___ SUPPLIED RECORDS ___

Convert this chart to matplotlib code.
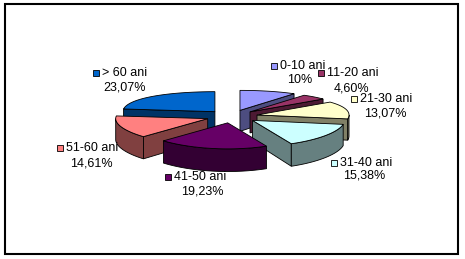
import numpy as np
import matplotlib
matplotlib.use("Agg")
import matplotlib.pyplot as plt
from matplotlib.patches import Polygon, Rectangle
from matplotlib.colors import to_rgb

# ---- data ----
categories = ["0-10 ani", "11-20 ani", "21-30 ani", "31-40 ani",
              "41-50 ani", "51-60 ani", "> 60 ani"]
values = [10.0, 4.60, 13.07, 15.38, 19.23, 14.61, 23.07]
pct_labels = ["10%", "4,60%", "13,07%", "15,38%", "19,23%", "14,61%", "23,07%"]

# ---- styles / layout ----
top_colors = ["#9999FF", "#993366", "#FFFFCC", "#CCFFFF",
              "#660066", "#FF8080", "#0066CC"]
# label layout (pixel positions): name-left x, name y, pct centre x, pct y
name_pos = [(280, 66), (327, 73), (360, 99), (340, 163),
            (174, 177), (66, 148), (102, 73)]
pct_pos = [(300, 80), (351, 88.5), (385, 114), (364, 176),
           (202, 191), (91, 163), (125, 87.5)]

W, H = 465, 259
fig = plt.figure(figsize=(W / 100, H / 100), dpi=100)
ax = fig.add_axes([0, 0, 1, 1])
ax.set_xlim(0, W)
ax.set_ylim(H, 0)
ax.axis("off")

cx, cy = 232, 116.5
rx, ry = 92, 23
persp = 3.0
depth = 21
explode = 0.28
lw = 0.6


def side_color(c):
    r, g, b = to_rgb(c)
    return (r / 2, g / 2, b / 2)


total = sum(values)
bounds = np.concatenate([[0], np.cumsum(values)]) / total * 360.0


def pt(theta, r, ox, oy, z=0.0):
    t = np.radians(theta)
    c = r * np.cos(t)
    return (cx + ox + r * rx * np.sin(t),
            cy + oy - ry * c + persp * c * c + z * (1 - 0.08 * c))


slices = []
for i, v in enumerate(values):
    a1, a2 = bounds[i], bounds[i + 1]
    mid = 0.5 * (a1 + a2)
    slices.append((np.cos(np.radians(mid)), i, a1, a2, mid))

# back to front
for _, i, a1, a2, mid in sorted(slices, key=lambda s: -s[0]):
    ox = explode * rx * np.sin(np.radians(mid))
    oy = -explode * ry * np.cos(np.radians(mid))
    tc = top_colors[i]
    sc = side_color(tc)
    apex_t = pt(0, 0, ox, oy)
    apex_b = pt(0, 0, ox, oy, depth)
    # radial faces
    if np.sin(np.radians(a1)) < -1e-9:
        poly = [apex_t, pt(a1, 1, ox, oy), pt(a1, 1, ox, oy, depth), apex_b]
        ax.add_patch(Polygon(poly, closed=True, fc=sc, ec="black", lw=lw))
    if np.sin(np.radians(a2)) > 1e-9:
        poly = [apex_t, pt(a2, 1, ox, oy), pt(a2, 1, ox, oy, depth), apex_b]
        ax.add_patch(Polygon(poly, closed=True, fc=sc, ec="black", lw=lw))
    # outer curved face
    lo, hi = max(a1, 90.0), min(a2, 270.0)
    if hi > lo:
        th = np.linspace(lo, hi, 60)
        topc = [pt(t, 1, ox, oy) for t in th]
        botc = [pt(t, 1, ox, oy, depth) for t in th[::-1]]
        ax.add_patch(Polygon(topc + botc, closed=True, fc=sc, ec="black", lw=lw))
    # top face
    th = np.linspace(a1, a2, 80)
    poly = [apex_t] + [pt(t, 1, ox, oy) for t in th]
    ax.add_patch(Polygon(poly, closed=True, fc=tc, ec="black", lw=lw))

# labels
font = dict(family=["Liberation Sans", "DejaVu Sans"], fontsize=9.0, color="black")
for i, name in enumerate(categories):
    nx, ny = name_pos[i]
    ax.add_patch(Rectangle((nx - 9, ny - 3), 6, 6, fc=top_colors[i],
                           ec="black", lw=0.6))
    ax.text(nx, ny, name, ha="left", va="center", **font)
    px, py = pct_pos[i]
    ax.text(px, py, pct_labels[i], ha="center", va="center", **font)

# chart border
ax.add_patch(Rectangle((5, 4), 453, 250, fill=False, ec="black", lw=1.5))

fig.savefig("out.png", dpi=100)
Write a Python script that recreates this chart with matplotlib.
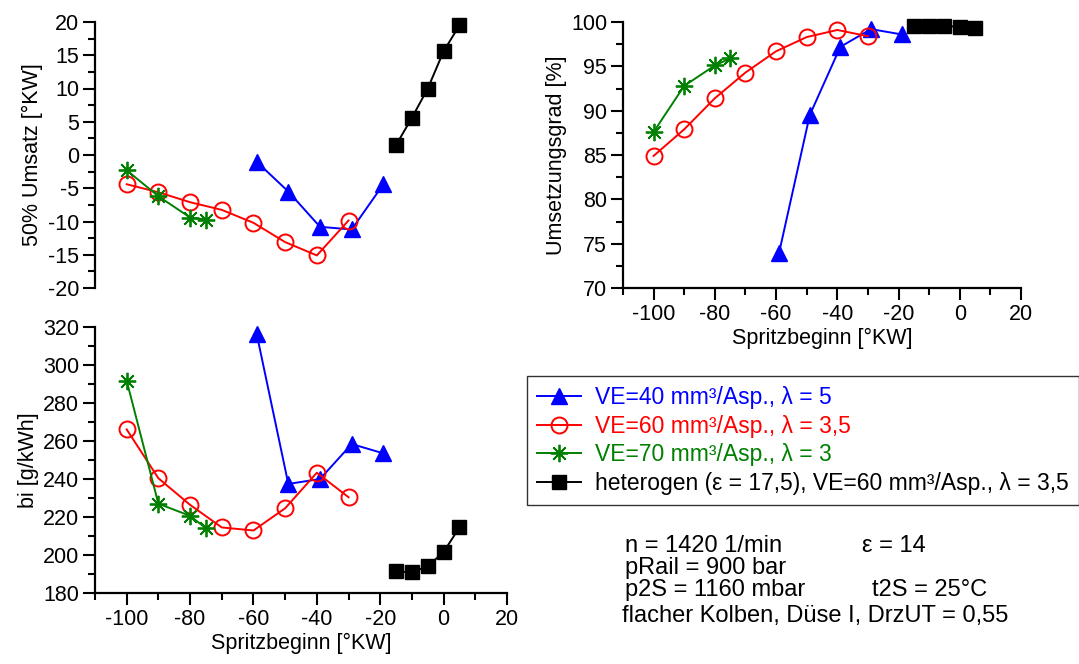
import numpy as np
import matplotlib
matplotlib.use("Agg")
import matplotlib.pyplot as plt
from matplotlib.ticker import MultipleLocator

# Spritzbeginn [°KW]
x_ve40 = [-59, -49, -39, -29, -19]
x_ve60 = [-100, -90, -80, -70, -60, -50, -40, -30]
x_ve70 = [-100, -90, -80, -75]
x_het = [-15, -10, -5, 0, 5]

# 50% Umsatz [°KW]
u50_ve40 = [-1.0, -5.5, -10.8, -11.2, -4.4]
u50_ve60 = [-4.4, -5.6, -7.1, -8.25, -10.2, -13.1, -15.1, -9.85]
u50_ve70 = [-2.3, -6.2, -9.4, -9.7]
u50_het = [1.5, 5.6, 10.0, 15.6, 19.5]

# bi [g/kWh]
bi_ve40 = [316.5, 237.4, 240.0, 258.4, 253.5]
bi_ve60 = [266.1, 240.4, 226.4, 214.5, 212.9, 224.6, 243.3, 230.4]
bi_ve70 = [291.7, 227.0, 220.6, 214.1]
bi_het = [191.4, 190.9, 194.1, 201.6, 214.5]

# Umsetzungsgrad [%]
ug_ve40 = [74.0, 89.5, 97.2, 99.2, 98.6]
ug_ve60 = [84.9, 87.9, 91.4, 94.3, 96.7, 98.3, 99.1, 98.4]
ug_ve70 = [87.6, 92.8, 95.1, 95.9]
ug_het = [99.6, 99.6, 99.55, 99.45, 99.3]

labels = ["VE=40 mm³/Asp., λ = 5",
          "VE=60 mm³/Asp., λ = 3,5",
          "VE=70 mm³/Asp., λ = 3",
          "heterogen (ε = 17,5), VE=60 mm³/Asp., λ = 3,5"]

plt.rcParams['font.family'] = ['Liberation Sans', 'DejaVu Sans']
plt.rcParams['axes.unicode_minus'] = False

styles = [
    dict(color='blue', marker='^', ms=12, lw=1.4),
    dict(color='red', marker='o', ms=11.5, lw=1.4, mfc='none', mew=1.4),
    dict(color='green', marker=(8, 2, 0), ms=12.5, lw=1.4, mew=1.3),
    dict(color='black', marker='s', ms=10, lw=1.4),
]

W, H = 1079, 664
fig = plt.figure(figsize=(W / 100, H / 100), dpi=100)


def box(l, r, t, b):
    return [l / W, (H - b) / H, (r - l) / W, (b - t) / H]


ax1 = fig.add_axes(box(95, 507, 22, 288))
ax2 = fig.add_axes(box(95, 507, 327, 593))
ax3 = fig.add_axes(box(623, 1021, 22, 288))

xs = [x_ve40, x_ve60, x_ve70, x_het]
panels = [
    (ax1, [u50_ve40, u50_ve60, u50_ve70, u50_het], (-20, 20), 5, '50% Umsatz [°KW]'),
    (ax2, [bi_ve40, bi_ve60, bi_ve70, bi_het], (180, 320), 20, 'bi [g/kWh]'),
    (ax3, [ug_ve40, ug_ve60, ug_ve70, ug_het], (70, 100), 5, 'Umsetzungsgrad [%]'),
]

tfs = 15.5
for ax, ys, ylim, step, ylab in panels:
    for x, y, st, lab in zip(xs, ys, styles, labels):
        ax.plot(x, y, label=lab, clip_on=False, **st)
    ax.set_xlim(-110, 20)
    ax.set_ylim(*ylim)
    ax.yaxis.set_major_locator(MultipleLocator(step))
    ax.yaxis.set_minor_locator(MultipleLocator(step / 2))
    ax.xaxis.set_major_locator(MultipleLocator(20))
    ax.xaxis.set_minor_locator(MultipleLocator(10))
    for s in ['top', 'right']:
        ax.spines[s].set_visible(False)
    for s in ['left', 'bottom']:
        ax.spines[s].set_linewidth(1.6)
    ax.tick_params(which='major', direction='out', length=8.5, width=1.5, pad=3,
                   labelsize=tfs)
    ax.tick_params(which='minor', direction='out', length=5, width=1.5)
    ax.set_ylabel(ylab, fontsize=tfs, labelpad=3)

ax1.spines['bottom'].set_visible(False)
ax1.tick_params(axis='x', which='both', bottom=False, labelbottom=False)
ax2.set_xlabel('Spritzbeginn [°KW]', fontsize=tfs, labelpad=2)
ax3.set_xlabel('Spritzbeginn [°KW]', fontsize=tfs, labelpad=2)

handles, labs = ax1.get_legend_handles_labels()
leg = fig.legend(handles, labs, loc='upper left', bbox_to_anchor=(527 / W, 1 - 376 / H),
                 fontsize=16.5, frameon=True, fancybox=False, edgecolor='black',
                 handlelength=1.9, handletextpad=0.6, labelspacing=0.24,
                 borderpad=0.45, borderaxespad=0, labelcolor='linecolor')
leg.get_frame().set_linewidth(1.0)

fs = 17
fig.text(625 / W, 1 - 552 / H, 'n = 1420 1/min', fontsize=fs, va='baseline')
fig.text(862 / W, 1 - 552 / H, 'ε = 14', fontsize=fs, va='baseline')
fig.text(625 / W, 1 - 574 / H, 'pRail = 900 bar', fontsize=fs, va='baseline')
fig.text(625 / W, 1 - 596 / H, 'p2S = 1160 mbar', fontsize=fs, va='baseline')
fig.text(872 / W, 1 - 596 / H, 't2S = 25°C', fontsize=fs, va='baseline')
fig.text(622 / W, 1 - 622 / H, 'flacher Kolben, Düse I, DrzUT = 0,55', fontsize=fs, va='baseline')

fig.savefig('out.png', dpi=100)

___

**REQUIRED TASK**
Give the lines again word for word, from the start of the records to the line holding "slices.append((np.cos(np.radians(mid)), i, a1, a2, mid))", both included, and leave out any picture.

**THE COMPLETED TASK**
Convert this chart to matplotlib code.
import numpy as np
import matplotlib
matplotlib.use("Agg")
import matplotlib.pyplot as plt
from matplotlib.patches import Polygon, Rectangle
from matplotlib.colors import to_rgb

# ---- data ----
categories = ["0-10 ani", "11-20 ani", "21-30 ani", "31-40 ani",
              "41-50 ani", "51-60 ani", "> 60 ani"]
values = [10.0, 4.60, 13.07, 15.38, 19.23, 14.61, 23.07]
pct_labels = ["10%", "4,60%", "13,07%", "15,38%", "19,23%", "14,61%", "23,07%"]

# ---- styles / layout ----
top_colors = ["#9999FF", "#993366", "#FFFFCC", "#CCFFFF",
              "#660066", "#FF8080", "#0066CC"]
# label layout (pixel positions): name-left x, name y, pct centre x, pct y
name_pos = [(280, 66), (327, 73), (360, 99), (340, 163),
            (174, 177), (66, 148), (102, 73)]
pct_pos = [(300, 80), (351, 88.5), (385, 114), (364, 176),
           (202, 191), (91, 163), (125, 87.5)]

W, H = 465, 259
fig = plt.figure(figsize=(W / 100, H / 100), dpi=100)
ax = fig.add_axes([0, 0, 1, 1])
ax.set_xlim(0, W)
ax.set_ylim(H, 0)
ax.axis("off")

cx, cy = 232, 116.5
rx, ry = 92, 23
persp = 3.0
depth = 21
explode = 0.28
lw = 0.6


def side_color(c):
    r, g, b = to_rgb(c)
    return (r / 2, g / 2, b / 2)


total = sum(values)
bounds = np.concatenate([[0], np.cumsum(values)]) / total * 360.0


def pt(theta, r, ox, oy, z=0.0):
    t = np.radians(theta)
    c = r * np.cos(t)
    return (cx + ox + r * rx * np.sin(t),
            cy + oy - ry * c + persp * c * c + z * (1 - 0.08 * c))


slices = []
for i, v in enumerate(values):
    a1, a2 = bounds[i], bounds[i + 1]
    mid = 0.5 * (a1 + a2)
    slices.append((np.cos(np.radians(mid)), i, a1, a2, mid))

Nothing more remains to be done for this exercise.